Project Timing: The engineering design process had already commenced without any initial involvement from Industrial Design (ID) or Human Factors (HF), meaning key architectural decisions were already being made.
Resource Allocation: Project funding had not yet been formally secured, making it a challenge to advocate for investment in non-traditional engineering activities like iterative prototyping and user testing.
Organizational Maturity: The product team lacked a clear and established understanding of User Experience (UX) principles, requiring a foundational effort in education and advocacy to demonstrate the value of the discipline.
Strategic Alignment: To align a historically engineering-driven team, I created a simple but powerful UX strategy framework: "Card Printer Touchpoints." This artifact translated the entire user journey into a shared map that the cross-functional team could use to debate priorities and allocate resources, effectively creating a common language for a user-centered design process.

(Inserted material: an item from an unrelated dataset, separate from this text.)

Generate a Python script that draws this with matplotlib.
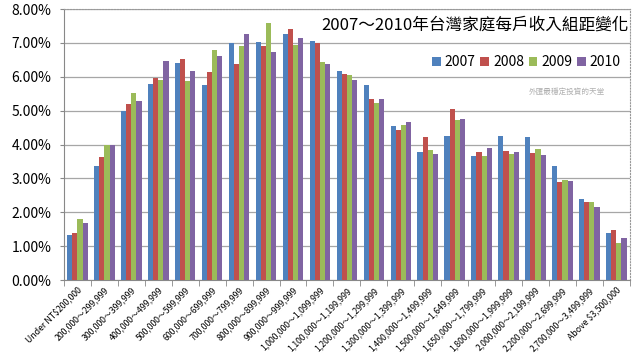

Rigorous Iterative Testing: I led a multi-method testing approach for the critical ribbon carrier component. The process began with simple sketches and progressed through three versions of physical SLA models. We utilized a combination of research methods to gather both qualitative and quantitative feedback, including Heuristic evaluation, Likert Scale ratings, Forced Rank comparisons, and a Think Aloud protocol.
Effective Stakeholder Communication: To ensure the research resonated with an engineering-focused team, I developed a communication strategy built on three core principles:
Show, Don't Tell: using photos and videos of user struggles
Speak Their Language: presenting findings in quantitative data tables
Deliberate Documentation: providing clear, unambiguous visual evidence of design flaws and improvements.
The combination of the "Think Aloud" protocol, where users vocalized their confusion, and analysis of photos and videos from testing made the ergonomic flaw undeniable: users' hands naturally gravitated to the sensitive print head during installation. This contact risked damaging the component and degrading print quality. This qualitative data, backed by quantitative Forced Rank comparisons of the different models, provided the engineering team with irrefutable evidence to justify a design change that shifted the grip area away from the print head.
Ergonomic & Usability Improvement: The final, validated design protected the sensitive print head from user contact, directly improving the product's long-term reliability and day-to-day usability.
Economic Advantage: The redesigned carrier's form factor enabled a more efficient packing configuration, doubling the number of units per shipping container (from 36 to 72) and creating a massive logistical and cost-saving advantage for the business.
I was awarded a patent (# 10,633,208) for my co-invention of the new card door mechanism and the Honorable Mention for the 2018 Stan Caplan Human Factors in Product Design Award 2018.